E, quando enfim acabaram os resumos, eu não suspirava mais pelo sono: suspirava por uma banda filarmónica, uma bandeira verde-rubra drapejando à janela e a mesma malta com que vi o Euro 2004 e o Mundial de 2006 ali mesmo , ao meu lado, cantando comigo: “Às armas! Às armas!” Porque, de repente, essa coisa das “equipas portuguesas” defrontando “as equipas estrangeiras” insurgia-se como algo superlativo. Porque mesmo eu, tão pouco dado a patriotismos imediatos, me sentia de súbito urgente de brio nacional, tantos e tão duros são os insultos que nos vemos obrigados a dirigir-nos a nós próprios, nestes tempos de resgates e ralhetes.
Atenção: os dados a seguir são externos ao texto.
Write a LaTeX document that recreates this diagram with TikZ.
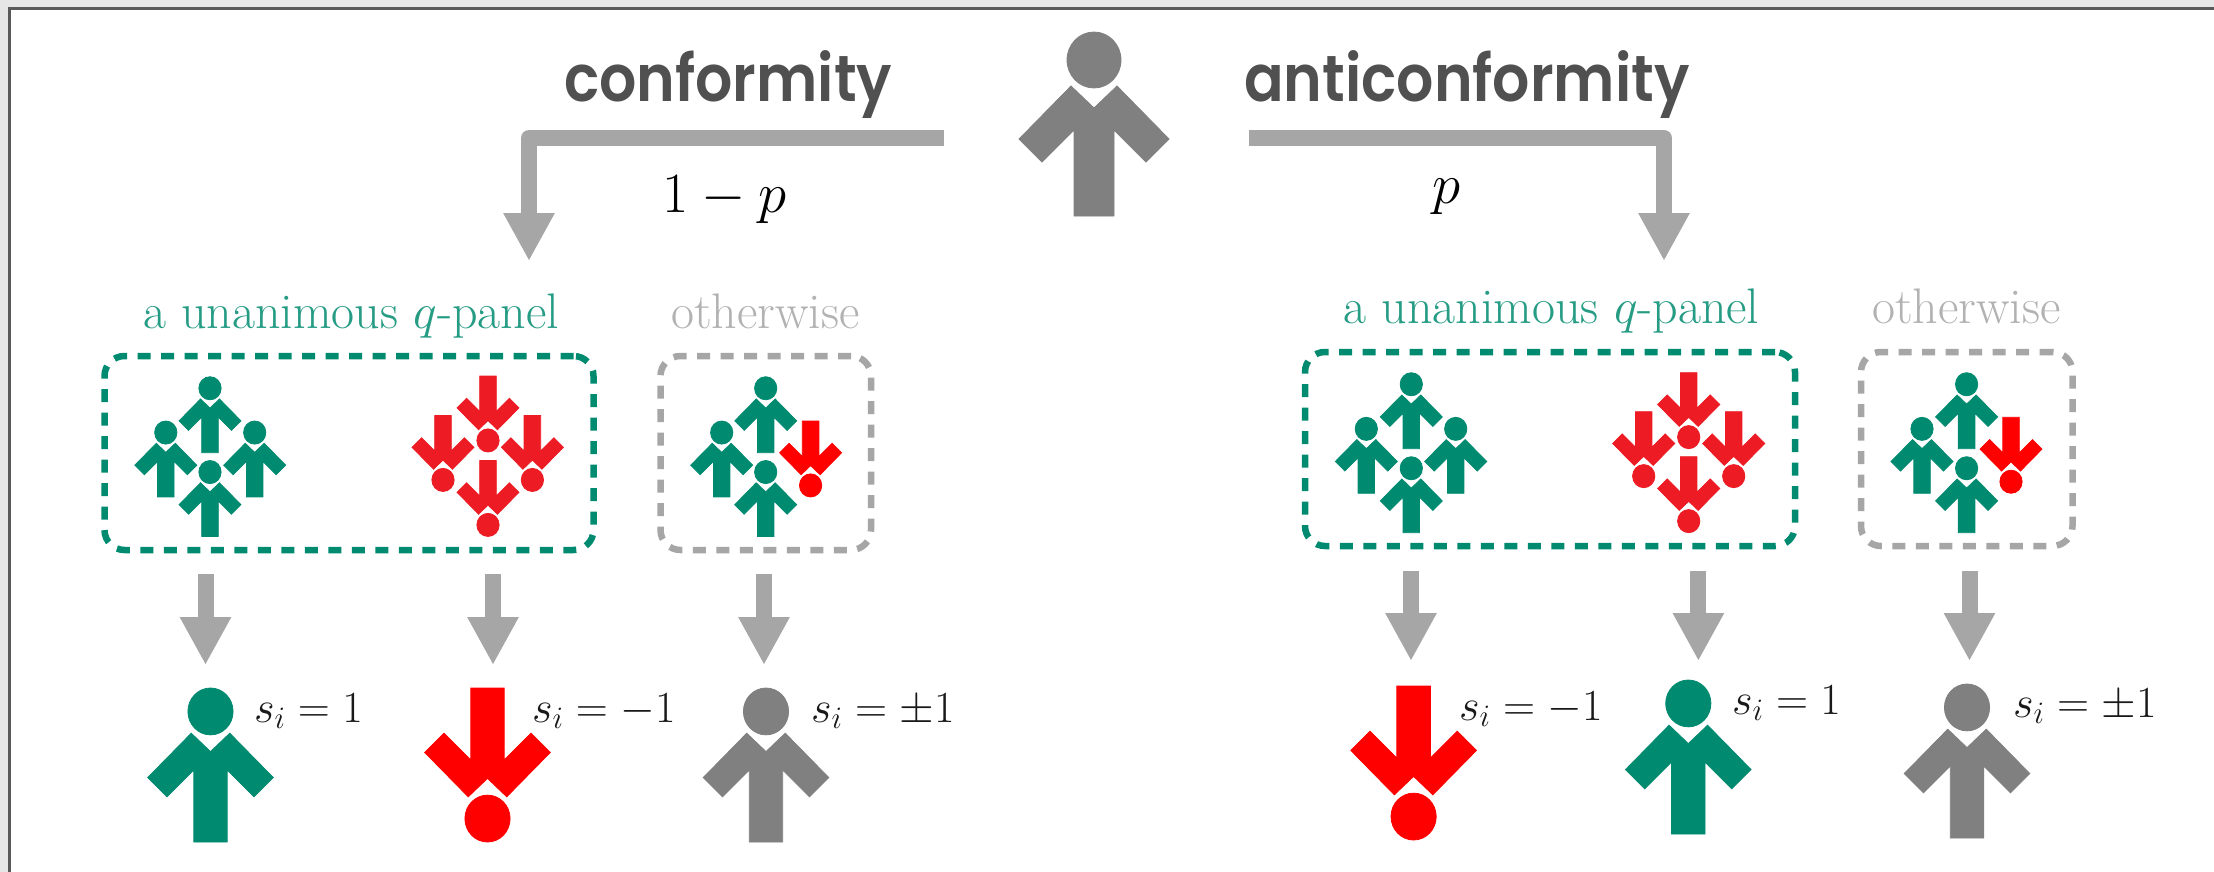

E porque em mais nada (e isto independentemente do desfecho da dita ronda da Liga Europa, concluída já depois de escrito este texto) somos tão bons como no futebol, com triunfos individuais e colectivos, com brilharetes clubísticos e nacionais não apenas desproporcionados quanto à nossa dimensão, mas suficientes mesmo para proporcionar-nos um lugar entre a elite global.
Vai acabar, isto. Dizemo-lo em jeito de ameaça, mas é verdade: as crianças portuguesas já não jogam futebol na rua, os nossos vagos candidatos a futebolistas já não têm qualquer intimidade com a bola, por vontade dos treinadores já não havia um só jogador lusitano a partir do escalão de iniciados, os seleccionadores nacionais das próximas gerações já não têm outro remédio senão ir buscar suplentes ao Fátima e ao Ribeirão para poder compor uma vaga lista de convocáveis – e, em quanto mais etapas desse processo avançamos, mais o rigor táctico se vai tornando essencial para disfarçar a ausência de capacidade técnica. Pois talvez esta crise seja mesmo uma oportunidade, como parece que insinua a tal letrinha chinesa. Dizia Jorge Valdano, campeão do mundo com uma Argentina levada ao colo por um pé-descalço de Villa Fiorito: “A pobreza nunca foi boa para nada. A não ser, talvez, para o futebol.” Quem sabe, então, se os miúdos não voltam agora a jogar futebol. Nem que seja apenas para me fazer a vontade. Mas alguém tem ideia do quão difícil é engendrar crónicas optimistas numa altura destas?